High-field phase diagram of the Haldane-gap antiferromagnet $\mathrm{Ni}{\left({\mathrm{C}}_5{\mathrm{H}}_{14}{\mathrm{N}}_2\right)}_2{\mathrm{N}}_3\left({\mathrm{PF}}_6\right)$

We have determined the magnetic phase diagram of the quasi-one-dimensional $S=1$ Heisenberg antiferromagnet $\mathrm{Ni}{\left({\mathrm{C}}_5{\mathrm{H}}_{14}{\mathrm{N}}_2\right)}_2{\mathrm{N}}_3\left({\mathrm{PF}}_6\right)$ by specific heat measurements to 150 mK in temperature and 32 T in the magnetic field. When the field is applied along the spin-chain direction, a new phase appears at $H_{c2}\approx 14\mathrm{T}$. For the previously known phases of field-induced order, an accurate determination is made of the power-law exponents of the ordering temperature near the zero-temperature critical field $H_c$, owing to the four-fold improvement of the minimum temperature over the previous work. The results are compared with the predictions based on the Bose-Einstein condensation of triplet excitations. Substituting deuterium for hydrogen is found to slightly reduce the interchain exchange.

Figure 1

Specific heat of deuterated NDMAP for a magnetic field parallel to the $c$ axis. (a) Temperature dependence at constant fields. The inset gives an expanded view of the region near the specific heat peak. (b) Magnetic-field dependence at constant temperatures. The lines are guides for the eye.

Figure 2

Specific heat of hydrogenous NDMAP at constant magnetic fields ranging from 20 T to 32 T, applied along the $c$ axis. The lines are guides for the eye.

Figure 3

Magnetic-field dependence of the specific heat of hydrogenous NDMAP in the ordered phases. The field was applied along the $c$ axis. The anomaly at the lowest field of each curve is due to the proximity of the transition to the disordered spin-liquid phase. The uninteresting proton contribution raises the curve at 0.26-0.29 K with respect to those at higher temperatures. The lines are guides for the eye.

Figure 4

Magnetic-field dependence of the specific heat of deuterated NDMAP measured at constant temperatures.
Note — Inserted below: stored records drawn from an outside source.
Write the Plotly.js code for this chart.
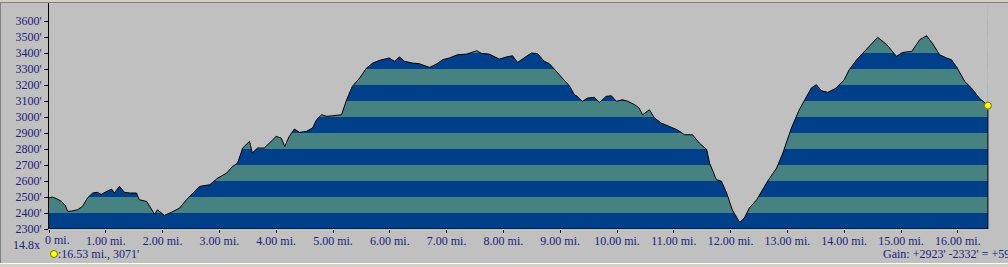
<!DOCTYPE html>
<html>
<head>
<meta charset="utf-8">
<script src="https://cdn.plot.ly/plotly-3.0.1.min.js"></script>
<style>
html,body{margin:0;padding:0;overflow:hidden;background:#c0c0c0;}
#chart{width:1030px;height:267px;}
</style>
</head>
<body>
<div id="chart"></div>
<script>
// Distance along track (miles)
const distMi = [0.00,0.06,0.13,0.22,0.29,0.33,0.40,0.50,0.59,0.68,0.77,0.85,0.92,1.01,1.10,1.15,1.24,1.33,1.42,1.54,1.59,1.72,1.80,1.86,1.91,1.98,2.03,2.16,2.30,2.42,2.53,2.65,2.83,2.97,3.13,3.23,3.32,3.41,3.53,3.58,3.67,3.79,3.88,4.00,4.09,4.15,4.23,4.32,4.41,4.53,4.64,4.71,4.80,4.89,4.99,5.15,5.24,5.34,5.47,5.59,5.70,5.82,5.99,6.08,6.17,6.26,6.40,6.52,6.70,6.82,6.93,7.05,7.19,7.35,7.53,7.61,7.75,7.93,8.05,8.16,8.25,8.37,8.49,8.60,8.72,8.81,8.93,9.04,9.17,9.25,9.30,9.39,9.48,9.60,9.69,9.81,9.90,9.99,10.10,10.19,10.31,10.39,10.45,10.57,10.66,10.78,10.92,11.06,11.19,11.33,11.45,11.58,11.63,11.75,11.84,11.93,12.03,12.16,12.24,12.33,12.46,12.56,12.65,12.81,12.92,13.07,13.21,13.34,13.42,13.51,13.60,13.71,13.86,14.00,14.09,14.22,14.36,14.48,14.59,14.75,14.92,15.03,15.19,15.33,15.45,15.55,15.68,15.80,15.89,15.99,16.12,16.24,16.38,16.53];
// Elevation (feet)
const elevFt = [2494,2500,2490,2472,2445,2410,2412,2420,2441,2495,2525,2529,2517,2535,2550,2525,2566,2529,2525,2525,2483,2472,2431,2392,2420,2400,2385,2405,2431,2483,2525,2566,2577,2618,2650,2691,2712,2806,2848,2775,2806,2806,2837,2879,2868,2816,2879,2925,2904,2910,2931,2983,3014,3004,3008,3014,3108,3191,3244,3306,3337,3354,3369,3348,3375,3348,3337,3333,3310,3331,3358,3369,3389,3393,3414,3398,3393,3362,3375,3383,3341,3369,3400,3396,3348,3333,3285,3244,3191,3139,3129,3098,3118,3123,3091,3129,3133,3098,3108,3098,3077,3056,3014,3045,2994,2962,2941,2920,2889,2889,2837,2796,2712,2608,2598,2525,2420,2341,2368,2431,2483,2546,2598,2681,2775,2931,3046,3129,3181,3202,3164,3154,3181,3233,3296,3358,3410,3452,3498,3452,3379,3404,3410,3483,3508,3462,3389,3369,3358,3306,3223,3181,3118,3071];

const yTickVals = [2300,2400,2500,2600,2700,2800,2900,3000,3100,3200,3300,3400,3500,3600];
const yTickText = ["2300'","2400'","2500'","2600'","2700'","2800'","2900'","3000'","3100'","3200'","3300'","3400'","3500'","3600'"];
const xTickVals = [0,1,2,3,4,5,6,7,8,9,10,11,12,13,14,15,16,17];
const xTickText = ["0 mi.","1.00 mi.","2.00 mi.","3.00 mi.","4.00 mi.","5.00 mi.","6.00 mi.","7.00 mi.","8.00 mi.","9.00 mi.","10.00 mi.","11.00 mi.","12.00 mi.","13.00 mi.","14.00 mi.","15.00 mi.","16.00 mi.","17.00 mi."];
const zoomLabel = "14.8x";
const cursorLabel = ":16.53 mi., 3071'";
const gainLabel = "Gain: +2923' -2332' = +591'";

const bandColors = ["#00408a", "#468282"];
const bg = "#c0c0c0";
const txt = "#20207a";
const fontFam = "'Liberation Serif', 'Times New Roman', serif";

// Geometry (pixels)
const W = 1030, H = 267, ML = 49, MT = 3, MB = 38;
const plotW = W - ML, plotH = H - MT - MB;
const pxPerMile = 56.8, pxPer100ft = 16;
const yMin = 2300;
const yMax = yMin + plotH / pxPer100ft * 100;
const xMax = plotW / pxPerMile;

const n = distMi.length;
const lastX = distMi[n - 1], lastY = elevFt[n - 1];

// Band shapes under the profile
const shapes = [];
for (let i = 0; i < yTickVals.length; i++) {
  shapes.push({
    type: "rect", layer: "below", xref: "x", yref: "y",
    x0: 0, x1: lastX, y0: yTickVals[i], y1: yTickVals[i] + 100,
    fillcolor: bandColors[i % 2], line: {width: 0}
  });
}
function px2paperX(px) { return (px - ML) / plotW; }
function px2paperY(py) { return (MT + plotH - py) / plotH; }
// Window frame
shapes.push({type:"rect", xref:"paper", yref:"paper", x0:px2paperX(-5), x1:px2paperX(W+5), y0:px2paperY(2.5), y1:px2paperY(-5), fillcolor:"#d4d0c8", line:{width:0}, layer:"above"});
shapes.push({type:"line", xref:"paper", yref:"paper", x0:px2paperX(0), x1:px2paperX(W), y0:px2paperY(2.5), y1:px2paperY(2.5), line:{color:"#808080", width:1}});
shapes.push({type:"line", xref:"paper", yref:"paper", x0:px2paperX(0.5), x1:px2paperX(0.5), y0:px2paperY(2.5), y1:px2paperY(263.5), line:{color:"#808080", width:1}});
shapes.push({type:"rect", xref:"paper", yref:"paper", x0:px2paperX(-5), x1:px2paperX(W+5), y0:px2paperY(264), y1:px2paperY(H+5), fillcolor:"#d4d0c8", line:{width:0}});
shapes.push({type:"line", xref:"paper", yref:"paper", x0:px2paperX(0), x1:px2paperX(W), y0:px2paperY(263.5), y1:px2paperY(263.5), line:{color:"#ffffff", width:1}});
// legend dot
shapes.push({type:"circle", xref:"paper", yref:"paper", xsizemode:"pixel", ysizemode:"pixel",
  xanchor:px2paperX(54), yanchor:px2paperY(254), x0:-3.5, x1:3.5, y0:-3.5, y1:3.5,
  fillcolor:"#ffff00", line:{color:"#707000", width:1}});

// Gray cover above the profile
const coverX = distMi.concat([lastX, 0]);
const coverY = elevFt.concat([yMax, yMax]);
// Outline (profile + drop + base)
const outX = distMi.concat([lastX, 0]);
const outY = elevFt.concat([yMin, yMin]);

const traces = [
  {x: coverX, y: coverY, type: "scatter", mode: "lines", fill: "toself", fillcolor: bg, line: {width: 0}, hoverinfo: "skip"},
  {x: outX, y: outY, type: "scatter", mode: "lines", line: {color: "#000000", width: 1}, hoverinfo: "skip"},
  {x: [lastX], y: [lastY], type: "scatter", mode: "markers", cliponaxis: false,
   marker: {size: 7, color: "#ffff00", line: {color: "#707000", width: 1}}, hoverinfo: "skip"}
];

// first tick label drawn as annotation (it is shifted right of its tick in the reference)
const axisTickText = xTickText.map((t, i) => i === 0 ? "" : t);

const layout = {
  width: W, height: H,
  margin: {l: ML, r: 0, t: MT, b: MB, pad: 0},
  paper_bgcolor: bg, plot_bgcolor: bg,
  showlegend: false,
  font: {family: fontFam, size: 12, color: txt},
  xaxis: {
    range: [0, xMax], showgrid: false, zeroline: false, showline: false,
    tickmode: "array", tickvals: xTickVals, ticktext: axisTickText,
    ticks: "outside", ticklen: 3, tickcolor: "#000", tickwidth: 1,
    ticklabelstandoff: -2,
    tickfont: {family: fontFam, size: 12, color: txt}, fixedrange: true
  },
  yaxis: {
    range: [yMin, yMax], showgrid: false, zeroline: false,
    showline: true, linecolor: "#000", linewidth: 1,
    tickmode: "array", tickvals: yTickVals, ticktext: yTickText,
    ticks: "outside", ticklen: 4, tickcolor: "#000", tickwidth: 1,
    tickfont: {family: fontFam, size: 12, color: txt}, fixedrange: true
  },
  shapes: shapes,
  annotations: [
    {text: xTickText[0], xref: "paper", yref: "paper", x: px2paperX(57.5), y: px2paperY(240), xanchor: "center", yanchor: "middle", showarrow: false, borderpad: 0, font: {family: fontFam, size: 12, color: txt}},
    {text: zoomLabel, xref: "paper", yref: "paper", x: px2paperX(26), y: px2paperY(245), xanchor: "center", yanchor: "middle", showarrow: false, borderpad: 0, font: {family: fontFam, size: 12, color: txt}},
    {text: cursorLabel, xref: "paper", yref: "paper", x: px2paperX(56.5), y: px2paperY(254.5), xanchor: "left", yanchor: "middle", showarrow: false, borderpad: 0, font: {family: fontFam, size: 12, color: txt}},
    {text: gainLabel, xref: "paper", yref: "paper", x: px2paperX(882), y: px2paperY(254.5), xanchor: "left", yanchor: "middle", showarrow: false, borderpad: 0, font: {family: fontFam, size: 12, color: txt}}
  ]
};

Plotly.newPlot("chart", traces, layout, {displayModeBar: false, staticPlot: true});
</script>
</body>
</html>
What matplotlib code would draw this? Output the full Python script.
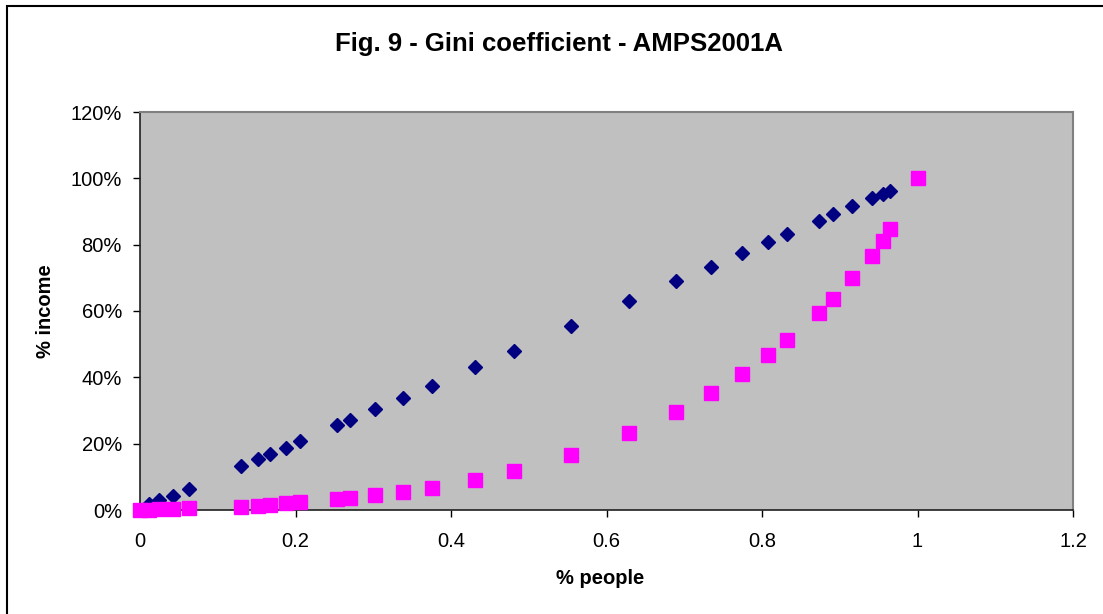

The magnetic field was applied along the $a$ axis. The lines are guides for the eye.

Figure 5

Field-temperature phase diagram of NDMAP. The open symbols are for the field applied along the $c$ axis and the closed symbols for the field along the $a$ axis. The circles are for the deuterated samples and the squares and diamonds for the hydrogenous sample. The lines are guides for the eye.

Figure 6

Field-temperature phase diagram of NDMAP below 20 T for the field applied parallel to the $c$ and $a$ axes. The closed symbols are for the deuterated samples of the present work, where the circles are from the temperature-scan data and the diamonds from the field-scan data. The open circles are for hydrogenous samples from Ref. 13. The lines are low-temperature fits of the phase boundaries of the deuterated samples to the expression $T_c\propto {(H-H_c)}^{\alpha }$.